Go through the listing and set it down exactly, leaving out its pictures.

───

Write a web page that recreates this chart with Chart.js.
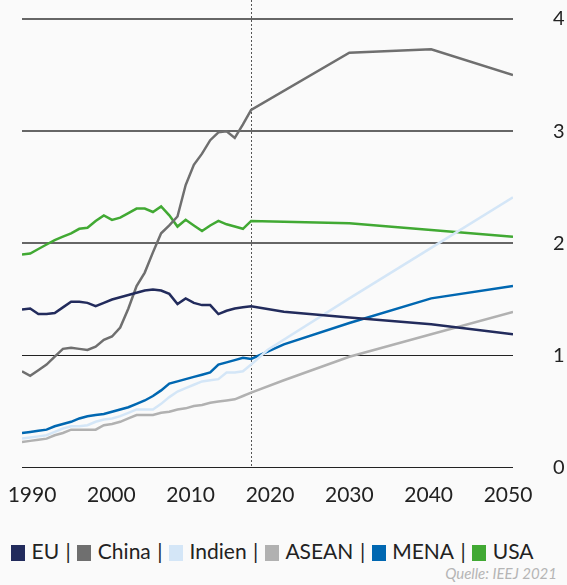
<!DOCTYPE html>
<html>
<head>
<meta charset="utf-8">
<script src="https://cdn.jsdelivr.net/npm/chart.js@4"></script>
<style>
  html, body { margin: 0; padding: 0; background: #fafafa; }
  #wrap { position: relative; width: 567px; height: 585px; font-family: Lato, sans-serif; }
  #myChart { position: absolute; left: 0; top: 0; }
  #legend { position: absolute; left: 11px; top: 536px; font-size: 21px; color: #222; white-space: nowrap; line-height: 30px; }
  .sq { display: inline-block; width: 14px; height: 16px; margin-right: 6.5px; vertical-align: -2px; }
  .sep { margin: 0 6.5px; }
  #source { position: absolute; right: 10px; top: 564px; font-size: 15px; font-style: italic; color: #b5b5b5; }
</style>
</head>
<body>
<div id="wrap">
  <canvas id="myChart" width="567" height="520"></canvas>
  <div id="legend"></div>
  <div id="source">Quelle: IEEJ 2021</div>
</div>
<script>
// years: annual history 1990-2018, then projection points
const years = [
  1990, 1991, 1992, 1993, 1994, 1995, 1996, 1997, 1998, 1999,
  2000, 2001, 2002, 2003, 2004, 2005, 2006, 2007, 2008, 2009,
  2010, 2011, 2012, 2013, 2014, 2015, 2016, 2017, 2018,
  2020, 2022, 2030, 2040, 2050,
];

const eu = [
  1.41, 1.42, 1.37, 1.37, 1.38, 1.43, 1.48, 1.48, 1.47, 1.44,
  1.47, 1.50, 1.52, 1.54, 1.56, 1.58, 1.59, 1.58, 1.55, 1.46,
  1.51, 1.47, 1.45, 1.45, 1.37, 1.40, 1.42, 1.43, 1.44,
  null, 1.39, 1.34, 1.28, 1.19,
];
const china = [
  0.86, 0.82, 0.87, 0.92, 0.99, 1.06, 1.07, 1.06, 1.05, 1.08,
  1.14, 1.17, 1.25, 1.42, 1.62, 1.74, 1.92, 2.09, 2.16, 2.24,
  2.52, 2.70, 2.80, 2.92, 2.99, 3.00, 2.94, 3.06, 3.19,
  null, null, 3.70, 3.73, 3.50,
];
const indien = [
  0.26, 0.27, 0.28, 0.29, 0.32, 0.35, 0.37, 0.37, 0.38, 0.41,
  0.43, 0.44, 0.46, 0.49, 0.52, 0.52, 0.52, 0.57, 0.63, 0.68,
  0.71, 0.74, 0.77, 0.78, 0.79, 0.85, 0.85, 0.86, 0.92,
  1.05, null, 1.51, 1.96, 2.41,
];
const asean = [
  0.23, 0.24, 0.25, 0.26, 0.29, 0.31, 0.34, 0.34, 0.34, 0.34,
  0.38, 0.39, 0.41, 0.44, 0.47, 0.47, 0.47, 0.49, 0.50, 0.52,
  0.53, 0.55, 0.56, 0.58, 0.59, 0.60, 0.61, 0.64, 0.67,
  null, 0.78, 0.99, 1.19, 1.39,
];
const mena = [
  0.31, 0.32, 0.33, 0.34, 0.37, 0.39, 0.41, 0.44, 0.46, 0.47,
  0.48, 0.50, 0.52, 0.54, 0.57, 0.60, 0.64, 0.69, 0.75, 0.77,
  0.79, 0.81, 0.83, 0.85, 0.92, 0.94, 0.96, 0.98, 0.97,
  null, 1.10, 1.29, 1.51, 1.62,
];
const usa = [
  1.90, 1.91, 1.95, 1.99, 2.03, 2.06, 2.09, 2.13, 2.14, 2.20,
  2.25, 2.21, 2.23, 2.27, 2.31, 2.31, 2.28, 2.33, 2.25, 2.15,
  2.21, 2.16, 2.11, 2.16, 2.20, 2.17, 2.15, 2.13, 2.20,
  null, null, 2.18, 2.12, 2.06,
];

const seriesNames = ["EU", "China", "Indien", "ASEAN", "MENA", "USA"];
const seriesValues = [eu, china, indien, asean, mena, usa];
const seriesColors = ["#222b5c", "#6f6f6f", "#d4e6f7", "#b1b1b1", "#0067b1", "#41a933"];

const xTickYears = [1990, 2000, 2010, 2020, 2030, 2040, 2050];
const yTicks = [0, 1, 2, 3, 4];
const markerYear = 2018;

Chart.defaults.font.family = "Lato";
Chart.defaults.color = "#222";

// dotted line at the last historical year
const markerLine = {
  id: "markerLine",
  beforeDatasetsDraw(chart) {
    const { ctx, chartArea, scales } = chart;
    const x = Math.round(scales.x.getPixelForValue(markerYear)) + 0.5;
    ctx.save();
    ctx.strokeStyle = "#555";
    ctx.lineWidth = 1;
    ctx.setLineDash([2, 2]);
    ctx.beginPath();
    ctx.moveTo(x, 0);
    ctx.lineTo(x, chartArea.bottom);
    ctx.stroke();
    ctx.restore();
  },
};

const ctx = document.getElementById("myChart");

new Chart(ctx, {
  type: "line",
  data: {
    datasets: seriesNames.map((name, i) => ({
      label: name,
      data: years.map((yr, j) => ({ x: yr, y: seriesValues[i][j] })),
      borderColor: seriesColors[i],
      backgroundColor: seriesColors[i],
      borderWidth: 2.5,
      pointRadius: 0,
      tension: 0,
      spanGaps: true,
    })),
  },
  options: {
    responsive: false,
    animation: false,
    events: [],
    layout: { padding: { top: 19, left: 22, right: 0, bottom: 12 } },
    plugins: { legend: { display: false }, tooltip: { enabled: false } },
    scales: {
      x: { type: "linear", min: 1990, max: 2050, display: false },
      xLabels: {
        type: "linear",
        position: "bottom",
        min: 1988.74,
        max: 2050.63,
        grid: {
          display: true,
          drawOnChartArea: false,
          drawTicks: true,
          tickLength: 15,
          color: "transparent",
          tickColor: "transparent",
        },
        border: { display: false },
        afterBuildTicks: (scale) => {
          scale.ticks = xTickYears.map((v) => ({ value: v }));
        },
        ticks: {
          padding: 0,
          maxRotation: 0,
          autoSkip: false,
          font: { size: 21 },
          color: "#222",
          callback: (v) => String(v),
        },
      },
      y: {
        position: "right",
        min: 0,
        max: 4,
        afterBuildTicks: (scale) => {
          scale.ticks = yTicks.map((v) => ({ value: v }));
        },
        afterFit: (scale) => {
          scale.width = 54;
        },
        grid: {
          color: (c) => (c.tick && c.tick.value >= 2 ? "#666" : "#222"),
          lineWidth: (c) => (c.tick && c.tick.value >= 2 ? 2 : 1),
          drawTicks: true,
          tickLength: 40,
          tickColor: "transparent",
        },
        border: { display: false },
        ticks: {
          padding: 0,
          crossAlign: "near",
          font: { size: 20 },
          color: "#222",
        },
      },
    },
  },
  plugins: [markerLine],
});

// legend: square + name, separated by pipes
const legend = document.getElementById("legend");
legend.innerHTML = seriesNames
  .map((n, i) => '<span class="sq" style="background:' + seriesColors[i] + '"></span>' + n)
  .join('<span class="sep">|</span>');
</script>
</body>
</html>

───

EXERCISE SOLUTION
Write a web page that recreates this chart with Chart.js.
<!DOCTYPE html>
<html>
<head>
<meta charset="utf-8">
<script src="https://cdn.jsdelivr.net/npm/chart.js@4"></script>
<style>
  html, body { margin: 0; padding: 0; background: #fafafa; }
  #wrap { position: relative; width: 567px; height: 585px; font-family: Lato, sans-serif; }
  #myChart { position: absolute; left: 0; top: 0; }
  #legend { position: absolute; left: 11px; top: 536px; font-size: 21px; color: #222; white-space: nowrap; line-height: 30px; }
  .sq { display: inline-block; width: 14px; height: 16px; margin-right: 6.5px; vertical-align: -2px; }
  .sep { margin: 0 6.5px; }
  #source { position: absolute; right: 10px; top: 564px; font-size: 15px; font-style: italic; color: #b5b5b5; }
</style>
</head>
<body>
<div id="wrap">
  <canvas id="myChart" width="567" height="520"></canvas>
  <div id="legend"></div>
  <div id="source">Quelle: IEEJ 2021</div>
</div>
<script>
// years: annual history 1990-2018, then projection points
const years = [
  1990, 1991, 1992, 1993, 1994, 1995, 1996, 1997, 1998, 1999,
  2000, 2001, 2002, 2003, 2004, 2005, 2006, 2007, 2008, 2009,
  2010, 2011, 2012, 2013, 2014, 2015, 2016, 2017, 2018,
  2020, 2022, 2030, 2040, 2050,
];

const eu = [
  1.41, 1.42, 1.37, 1.37, 1.38, 1.43, 1.48, 1.48, 1.47, 1.44,
  1.47, 1.50, 1.52, 1.54, 1.56, 1.58, 1.59, 1.58, 1.55, 1.46,
  1.51, 1.47, 1.45, 1.45, 1.37, 1.40, 1.42, 1.43, 1.44,
  null, 1.39, 1.34, 1.28, 1.19,
];
const china = [
  0.86, 0.82, 0.87, 0.92, 0.99, 1.06, 1.07, 1.06, 1.05, 1.08,
  1.14, 1.17, 1.25, 1.42, 1.62, 1.74, 1.92, 2.09, 2.16, 2.24,
  2.52, 2.70, 2.80, 2.92, 2.99, 3.00, 2.94, 3.06, 3.19,
  null, null, 3.70, 3.73, 3.50,
];
const indien = [
  0.26, 0.27, 0.28, 0.29, 0.32, 0.35, 0.37, 0.37, 0.38, 0.41,
  0.43, 0.44, 0.46, 0.49, 0.52, 0.52, 0.52, 0.57, 0.63, 0.68,
  0.71, 0.74, 0.77, 0.78, 0.79, 0.85, 0.85, 0.86, 0.92,
  1.05, null, 1.51, 1.96, 2.41,
];
const asean = [
  0.23, 0.24, 0.25, 0.26, 0.29, 0.31, 0.34, 0.34, 0.34, 0.34,
  0.38, 0.39, 0.41, 0.44, 0.47, 0.47, 0.47, 0.49, 0.50, 0.52,
  0.53, 0.55, 0.56, 0.58, 0.59, 0.60, 0.61, 0.64, 0.67,
  null, 0.78, 0.99, 1.19, 1.39,
];
const mena = [
  0.31, 0.32, 0.33, 0.34, 0.37, 0.39, 0.41, 0.44, 0.46, 0.47,
  0.48, 0.50, 0.52, 0.54, 0.57, 0.60, 0.64, 0.69, 0.75, 0.77,
  0.79, 0.81, 0.83, 0.85, 0.92, 0.94, 0.96, 0.98, 0.97,
  null, 1.10, 1.29, 1.51, 1.62,
];
const usa = [
  1.90, 1.91, 1.95, 1.99, 2.03, 2.06, 2.09, 2.13, 2.14, 2.20,
  2.25, 2.21, 2.23, 2.27, 2.31, 2.31, 2.28, 2.33, 2.25, 2.15,
  2.21, 2.16, 2.11, 2.16, 2.20, 2.17, 2.15, 2.13, 2.20,
  null, null, 2.18, 2.12, 2.06,
];

const seriesNames = ["EU", "China", "Indien", "ASEAN", "MENA", "USA"];
const seriesValues = [eu, china, indien, asean, mena, usa];
const seriesColors = ["#222b5c", "#6f6f6f", "#d4e6f7", "#b1b1b1", "#0067b1", "#41a933"];

const xTickYears = [1990, 2000, 2010, 2020, 2030, 2040, 2050];
const yTicks = [0, 1, 2, 3, 4];
const markerYear = 2018;

Chart.defaults.font.family = "Lato";
Chart.defaults.color = "#222";

// dotted line at the last historical year
const markerLine = {
  id: "markerLine",
  beforeDatasetsDraw(chart) {
    const { ctx, chartArea, scales } = chart;
    const x = Math.round(scales.x.getPixelForValue(markerYear)) + 0.5;
    ctx.save();
    ctx.strokeStyle = "#555";
    ctx.lineWidth = 1;
    ctx.setLineDash([2, 2]);
    ctx.beginPath();
    ctx.moveTo(x, 0);
    ctx.lineTo(x, chartArea.bottom);
    ctx.stroke();
    ctx.restore();
  },
};

const ctx = document.getElementById("myChart");

new Chart(ctx, {
  type: "line",
  data: {
    datasets: seriesNames.map((name, i) => ({
      label: name,
      data: years.map((yr, j) => ({ x: yr, y: seriesValues[i][j] })),
      borderColor: seriesColors[i],
      backgroundColor: seriesColors[i],
      borderWidth: 2.5,
      pointRadius: 0,
      tension: 0,
      spanGaps: true,
    })),
  },
  options: {
    responsive: false,
    animation: false,
    events: [],
    layout: { padding: { top: 19, left: 22, right: 0, bottom: 12 } },
    plugins: { legend: { display: false }, tooltip: { enabled: false } },
    scales: {
      x: { type: "linear", min: 1990, max: 2050, display: false },
      xLabels: {
        type: "linear",
        position: "bottom",
        min: 1988.74,
        max: 2050.63,
        grid: {
          display: true,
          drawOnChartArea: false,
          drawTicks: true,
          tickLength: 15,
          color: "transparent",
          tickColor: "transparent",
        },
        border: { display: false },
        afterBuildTicks: (scale) => {
          scale.ticks = xTickYears.map((v) => ({ value: v }));
        },
        ticks: {
          padding: 0,
          maxRotation: 0,
          autoSkip: false,
          font: { size: 21 },
          color: "#222",
          callback: (v) => String(v),
        },
      },
      y: {
        position: "right",
        min: 0,
        max: 4,
        afterBuildTicks: (scale) => {
          scale.ticks = yTicks.map((v) => ({ value: v }));
        },
        afterFit: (scale) => {
          scale.width = 54;
        },
        grid: {
          color: (c) => (c.tick && c.tick.value >= 2 ? "#666" : "#222"),
          lineWidth: (c) => (c.tick && c.tick.value >= 2 ? 2 : 1),
          drawTicks: true,
          tickLength: 40,
          tickColor: "transparent",
        },
        border: { display: false },
        ticks: {
          padding: 0,
          crossAlign: "near",
          font: { size: 20 },
          color: "#222",
        },
      },
    },
  },
  plugins: [markerLine],
});

// legend: square + name, separated by pipes
const legend = document.getElementById("legend");
legend.innerHTML = seriesNames
  .map((n, i) => '<span class="sq" style="background:' + seriesColors[i] + '"></span>' + n)
  .join('<span class="sep">|</span>');
</script>
</body>
</html>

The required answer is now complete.